Frequently Asked Questions


What are genetic algorithms?

Genetic algorithms (GAs) are search and optimization methods inspired by biological evolution. They maintain a population of candidate solutions and improve them over generations using three operators: selection (choosing the best individuals), crossover (combining two solutions), and mutation (randomly modifying a solution). GAs are particularly effective when the search space is large, complex, or poorly understood.

What types of problems can genetic algorithms solve?

Genetic algorithms are well suited for optimization and search problems where finding the best solution from a large set of possibilities is required. Examples include route planning (Travelling Salesman Problem), scheduling, engineering design, function optimization, evolving neural network architectures, and game strategy. They are especially useful when the fitness function is not differentiable or has no known analytical solution.

Do I need programming experience to follow this tutorial?

No. The tutorial explains concepts step by step with diagrams and interactive browser-based demonstrations. No programming knowledge is required. If you want to implement your own GA afterwards, basic programming skills will help, but they are not needed to understand the material here.

How do genetic algorithms compare to gradient-based optimization?

Gradient-based methods (such as gradient descent) follow the slope of the fitness function and can get stuck in local optima. Genetic algorithms explore the search space with a whole population simultaneously and are less likely to get trapped — but they are generally slower and computationally more expensive. GAs do not require the fitness function to be differentiable or continuous, making them applicable to a wider range of problems.

How do I choose population size, crossover rate, and mutation rate?

There are no universal rules, but empirical guidelines suggest: population size 20–100, crossover rate 80–95%, mutation rate 0.5–1%. The right values depend on your specific problem and encoding. The Parameters chapter covers the options in detail, and the interactive demo lets you experiment directly.

Can a genetic algorithm guarantee finding the optimal solution?

No.
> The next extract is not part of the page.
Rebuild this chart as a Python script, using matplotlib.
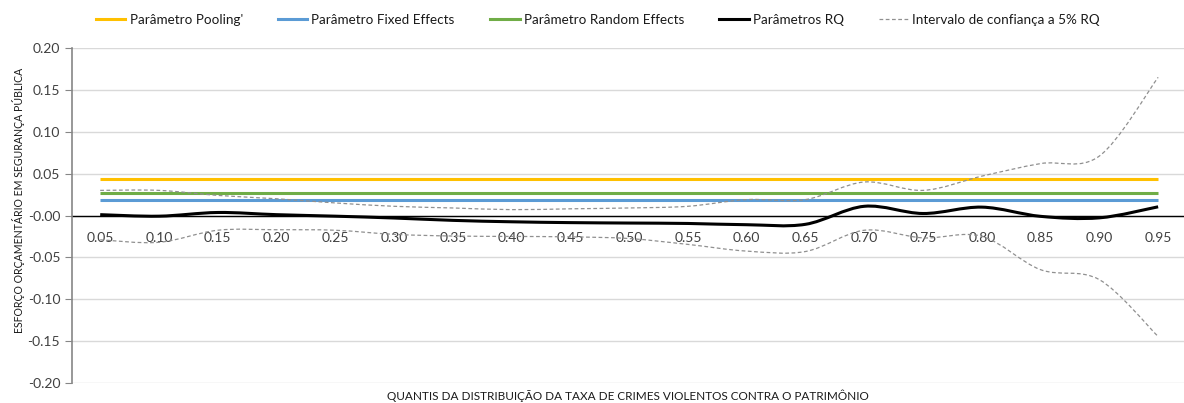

Genetic algorithms are heuristics — they search for good solutions but cannot guarantee finding the global optimum. The quality of results depends heavily on the choice of encoding, fitness function, and parameters. For many real-world problems, a near-optimal solution found quickly is more practical than an exact solution that would take too long to compute.

What is the Travelling Salesman Problem used as an example?

The Travelling Salesman Problem (TSP) asks for the shortest route visiting a set of cities exactly once and returning to the start. It is a classic NP-hard combinatorial optimization problem. TSP is used in this tutorial to demonstrate permutation encoding and to show how GAs handle combinatorial search problems where gradient-based methods do not apply. See the TSP example chapter for details.

Can I use or reproduce the content of this tutorial?

The text and images in this tutorial are published under the Creative Commons Attribution–ShareAlike 4.0 licence (CC BY-SA 4.0). You are free to share and adapt them, provided you give appropriate credit and distribute any adaptations under the same licence.